Problem description: Transcribe every line exactly and omit anything that is a picture.

— START —

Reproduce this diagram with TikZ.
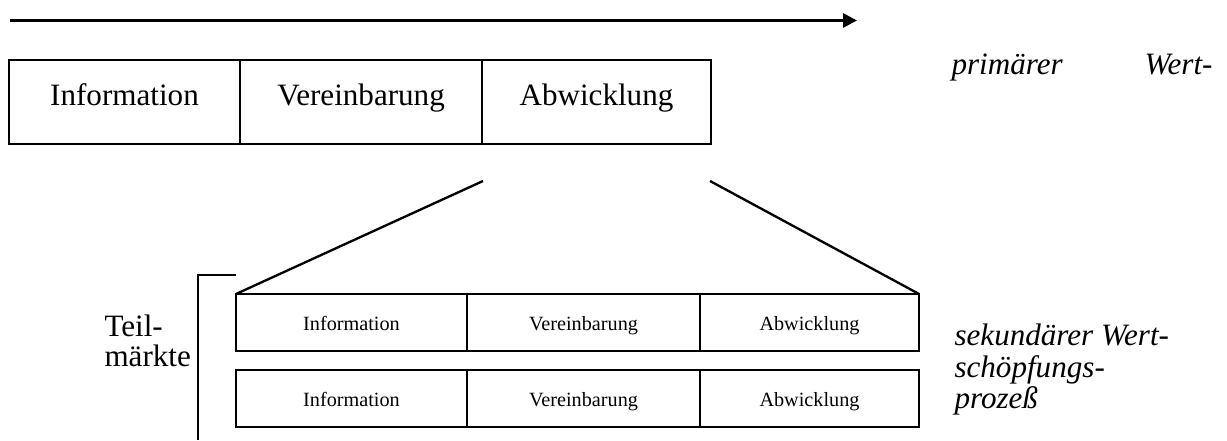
\documentclass[tikz,border=0pt]{standalone}
\usepackage{fontspec}
\setmainfont{Liberation Serif}
\usepackage{tikz}
\usetikzlibrary{arrows.meta,positioning}

\begin{document}
\begin{tikzpicture}[x=0.3858pt, y=-0.3858pt,
    cell/.style={rectangle, draw, line width=0.8pt, inner sep=0pt, outer sep=0pt,
                 minimum height=32.4pt, font=\fontsize{12}{14}\selectfont,
                 text height=8.4pt, text depth=6pt},
    subcell/.style={rectangle, draw, line width=0.8pt, inner sep=0pt, outer sep=0pt,
                 minimum height=22pt, font=\fontsize{7.8}{9}\selectfont,
                 text height=5.85pt, text depth=0pt},
    side/.style={font=\fontsize{12}{12.15}\selectfont\itshape, inner sep=0pt,
                 align=left}]

\useasboundingbox (0,0) rectangle (1227,441);

\coordinate (flowA) at (10,20.5);
\coordinate (flowB) at (857,20.5);
\draw[-{Triangle[length=5.4pt,width=5.4pt]}, line width=1.15pt] (flowA) -- (flowB);

\node[cell, minimum width=89.1pt] (info) at (124.5,102) {Information};
\node[cell, minimum width=93.4pt, right=0pt of info] (ver) {Vereinbarung};
\node[cell, minimum width=88.3pt, right=0pt of ver] (abw) {Abwicklung};

\foreach \r/\yy in {1/322.5, 2/398.5} {
  \node[subcell, minimum width=89.1pt] (info\r) at (351.5,\yy) {Information};
  \node[subcell, minimum width=89.9pt, right=0pt of info\r] (ver\r) {Vereinbarung};
  \node[subcell, minimum width=84.5pt, right=0pt of ver\r] (abw\r) {Abwicklung};
}

\coordinate (zoomL) at (483,181);
\coordinate (zoomR) at (710,181);
\draw[line width=0.9pt] (zoomL) -- (info1.north west);
\draw[line width=0.9pt] (zoomR) -- (abw1.north east);

\coordinate (brTop) at (236,275);
\coordinate (brBot) at (198,440);
\draw[line width=1pt] (brTop) -| (brBot);

\node[font=\fontsize{12}{11.3}\selectfont, align=left, inner sep=0pt,
      anchor=north west] (teil) at (104,314.8) {Teil-\\märkte};

\node[side, anchor=base west] (prim) at (951,75)
    {\makebox[100.7pt][s]{primärer Wert-}};
\node[side, anchor=north west] (sek) at (954,323.8)
    {sekundärer Wert-\\schöpfungs-\\prozeß};
\end{tikzpicture}
\end{document}
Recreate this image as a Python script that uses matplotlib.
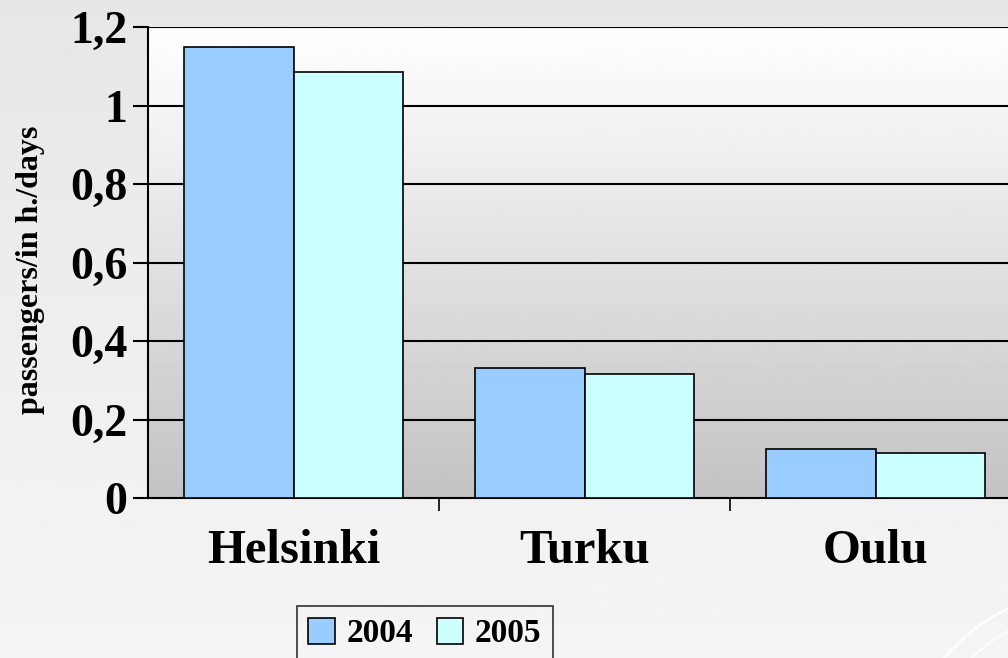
import matplotlib

matplotlib.use("Agg")
import matplotlib.pyplot as plt
import numpy as np
from matplotlib.patches import Arc, Patch

plt.rcParams.update({
    "font.family": ["Liberation Serif", "DejaVu Serif"],
    "font.weight": "bold",
})

cities = ["Helsinki", "Turku", "Oulu"]
years = ["2004", "2005"]
vals_2004 = [1.15, 0.33, 0.125]
vals_2005 = [1.085, 0.315, 0.115]
yticks = [0, 0.2, 0.4, 0.6, 0.8, 1.0, 1.2]
ytick_labels = ["0", "0,2", "0,4", "0,6", "0,8", "1", "1,2"]

C04 = "#99ccff"
C05 = "#ccffff"

W, H = 1008, 658
fig = plt.figure(figsize=(W / 100, H / 100), dpi=100)

# slide background in pixel units: light grey, lighter towards the bottom
bg = fig.add_axes([0, 0, 1, 1], zorder=-10)
bg.imshow(np.linspace(0.905, 0.96, 256)[:, None], cmap="gray", vmin=0, vmax=1,
          aspect="auto", extent=(0, W, H, 0))
# faint white swooshes in the bottom-right corner
for r, lw in ((190, 1.8), (170, 1.4)):
    bg.add_patch(Arc((1090, 780), 2 * r, 2 * r, theta1=180, theta2=270,
                     color="white", lw=lw, alpha=0.9))
bg.set_xlim(0, W)
bg.set_ylim(H, 0)
bg.axis("off")

ax = fig.add_axes([148 / W, 1 - 498 / H, 873 / W, 471 / H])
ax.set_xlim(-0.5, 2.5)
ax.set_ylim(0, 1.2)

# plot area gradient white -> grey
ax.imshow(np.linspace(1.0, 0.765, 256)[:, None], cmap="gray", vmin=0, vmax=1,
          aspect="auto", extent=(-0.5, 2.5, 0, 1.2), origin="upper", zorder=0)

x = np.arange(len(cities))
w = 0.378
ax.bar(x - w / 2, vals_2004, w, color=C04, edgecolor="black", lw=1.2,
       label=years[0], zorder=3)
ax.bar(x + w / 2, vals_2005, w, color=C05, edgecolor="black", lw=1.2,
       label=years[1], zorder=3)

for y in yticks[1:]:
    ax.axhline(y, color="black", lw=1.5, zorder=1)

ax.set_yticks(yticks)
ax.set_yticklabels(ytick_labels, fontsize=33, fontweight="bold")
ax.tick_params(axis="y", length=11, width=1.5, pad=4)

ax.set_xticks([0.5, 1.5, 2.5], minor=True)
ax.set_xticks(x)
ax.set_xticklabels(cities, fontsize=35, fontweight="bold")
ax.tick_params(axis="x", which="major", length=0, pad=22)
ax.tick_params(axis="x", which="minor", length=9, width=1.2)

for s in ("top", "right"):
    ax.spines[s].set_visible(False)
ax.spines["left"].set_linewidth(1.5)
ax.spines["bottom"].set_linewidth(1.5)

fig.text(31 / W, 1 - 270 / H, "passengers/in h./days", rotation=90,
         ha="center", va="center", fontsize=23, fontweight="bold")

handles = [Patch(fc=C04, ec="black", lw=1.2), Patch(fc=C05, ec="black", lw=1.2)]
leg = fig.legend(handles, years, loc="lower left",
                 bbox_to_anchor=(280 / W, -0.03), ncol=2,
                 frameon=True, fancybox=False, handlelength=0.8,
                 handleheight=0.8, handletextpad=0.35, columnspacing=0.7,
                 borderpad=0.35, prop={"weight": "bold", "size": 24})
leg.get_frame().set_edgecolor("black")
leg.get_frame().set_facecolor("none")
leg.get_frame().set_linewidth(1.2)

fig.savefig("out.png", dpi=100)
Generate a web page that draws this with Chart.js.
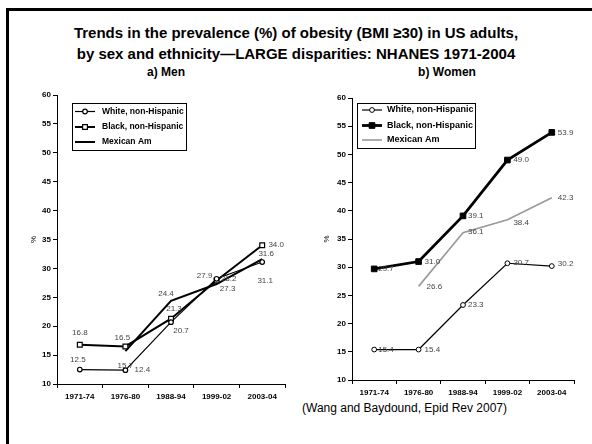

— END —

Exercise solution:
Reproduce this diagram with TikZ.
\documentclass[tikz,border=0pt]{standalone}
\usepackage{fontspec}
\setmainfont{Liberation Serif}
\usepackage{tikz}
\usetikzlibrary{arrows.meta,positioning}

\begin{document}
\begin{tikzpicture}[x=0.3858pt, y=-0.3858pt,
    cell/.style={rectangle, draw, line width=0.8pt, inner sep=0pt, outer sep=0pt,
                 minimum height=32.4pt, font=\fontsize{12}{14}\selectfont,
                 text height=8.4pt, text depth=6pt},
    subcell/.style={rectangle, draw, line width=0.8pt, inner sep=0pt, outer sep=0pt,
                 minimum height=22pt, font=\fontsize{7.8}{9}\selectfont,
                 text height=5.85pt, text depth=0pt},
    side/.style={font=\fontsize{12}{12.15}\selectfont\itshape, inner sep=0pt,
                 align=left}]

\useasboundingbox (0,0) rectangle (1227,441);

\coordinate (flowA) at (10,20.5);
\coordinate (flowB) at (857,20.5);
\draw[-{Triangle[length=5.4pt,width=5.4pt]}, line width=1.15pt] (flowA) -- (flowB);

\node[cell, minimum width=89.1pt] (info) at (124.5,102) {Information};
\node[cell, minimum width=93.4pt, right=0pt of info] (ver) {Vereinbarung};
\node[cell, minimum width=88.3pt, right=0pt of ver] (abw) {Abwicklung};

\foreach \r/\yy in {1/322.5, 2/398.5} {
  \node[subcell, minimum width=89.1pt] (info\r) at (351.5,\yy) {Information};
  \node[subcell, minimum width=89.9pt, right=0pt of info\r] (ver\r) {Vereinbarung};
  \node[subcell, minimum width=84.5pt, right=0pt of ver\r] (abw\r) {Abwicklung};
}

\coordinate (zoomL) at (483,181);
\coordinate (zoomR) at (710,181);
\draw[line width=0.9pt] (zoomL) -- (info1.north west);
\draw[line width=0.9pt] (zoomR) -- (abw1.north east);

\coordinate (brTop) at (236,275);
\coordinate (brBot) at (198,440);
\draw[line width=1pt] (brTop) -| (brBot);

\node[font=\fontsize{12}{11.3}\selectfont, align=left, inner sep=0pt,
      anchor=north west] (teil) at (104,314.8) {Teil-\\märkte};

\node[side, anchor=base west] (prim) at (951,75)
    {\makebox[100.7pt][s]{primärer Wert-}};
\node[side, anchor=north west] (sek) at (954,323.8)
    {sekundärer Wert-\\schöpfungs-\\prozeß};
\end{tikzpicture}
\end{document}
Recreate this image as a Python script that uses matplotlib.
import matplotlib

matplotlib.use("Agg")
import matplotlib.pyplot as plt
import numpy as np
from matplotlib.patches import Arc, Patch

plt.rcParams.update({
    "font.family": ["Liberation Serif", "DejaVu Serif"],
    "font.weight": "bold",
})

cities = ["Helsinki", "Turku", "Oulu"]
years = ["2004", "2005"]
vals_2004 = [1.15, 0.33, 0.125]
vals_2005 = [1.085, 0.315, 0.115]
yticks = [0, 0.2, 0.4, 0.6, 0.8, 1.0, 1.2]
ytick_labels = ["0", "0,2", "0,4", "0,6", "0,8", "1", "1,2"]

C04 = "#99ccff"
C05 = "#ccffff"

W, H = 1008, 658
fig = plt.figure(figsize=(W / 100, H / 100), dpi=100)

# slide background in pixel units: light grey, lighter towards the bottom
bg = fig.add_axes([0, 0, 1, 1], zorder=-10)
bg.imshow(np.linspace(0.905, 0.96, 256)[:, None], cmap="gray", vmin=0, vmax=1,
          aspect="auto", extent=(0, W, H, 0))
# faint white swooshes in the bottom-right corner
for r, lw in ((190, 1.8), (170, 1.4)):
    bg.add_patch(Arc((1090, 780), 2 * r, 2 * r, theta1=180, theta2=270,
                     color="white", lw=lw, alpha=0.9))
bg.set_xlim(0, W)
bg.set_ylim(H, 0)
bg.axis("off")

ax = fig.add_axes([148 / W, 1 - 498 / H, 873 / W, 471 / H])
ax.set_xlim(-0.5, 2.5)
ax.set_ylim(0, 1.2)

# plot area gradient white -> grey
ax.imshow(np.linspace(1.0, 0.765, 256)[:, None], cmap="gray", vmin=0, vmax=1,
          aspect="auto", extent=(-0.5, 2.5, 0, 1.2), origin="upper", zorder=0)

x = np.arange(len(cities))
w = 0.378
ax.bar(x - w / 2, vals_2004, w, color=C04, edgecolor="black", lw=1.2,
       label=years[0], zorder=3)
ax.bar(x + w / 2, vals_2005, w, color=C05, edgecolor="black", lw=1.2,
       label=years[1], zorder=3)

for y in yticks[1:]:
    ax.axhline(y, color="black", lw=1.5, zorder=1)

ax.set_yticks(yticks)
ax.set_yticklabels(ytick_labels, fontsize=33, fontweight="bold")
ax.tick_params(axis="y", length=11, width=1.5, pad=4)

ax.set_xticks([0.5, 1.5, 2.5], minor=True)
ax.set_xticks(x)
ax.set_xticklabels(cities, fontsize=35, fontweight="bold")
ax.tick_params(axis="x", which="major", length=0, pad=22)
ax.tick_params(axis="x", which="minor", length=9, width=1.2)

for s in ("top", "right"):
    ax.spines[s].set_visible(False)
ax.spines["left"].set_linewidth(1.5)
ax.spines["bottom"].set_linewidth(1.5)

fig.text(31 / W, 1 - 270 / H, "passengers/in h./days", rotation=90,
         ha="center", va="center", fontsize=23, fontweight="bold")

handles = [Patch(fc=C04, ec="black", lw=1.2), Patch(fc=C05, ec="black", lw=1.2)]
leg = fig.legend(handles, years, loc="lower left",
                 bbox_to_anchor=(280 / W, -0.03), ncol=2,
                 frameon=True, fancybox=False, handlelength=0.8,
                 handleheight=0.8, handletextpad=0.35, columnspacing=0.7,
                 borderpad=0.35, prop={"weight": "bold", "size": 24})
leg.get_frame().set_edgecolor("black")
leg.get_frame().set_facecolor("none")
leg.get_frame().set_linewidth(1.2)

fig.savefig("out.png", dpi=100)
Generate a web page that draws this with Chart.js.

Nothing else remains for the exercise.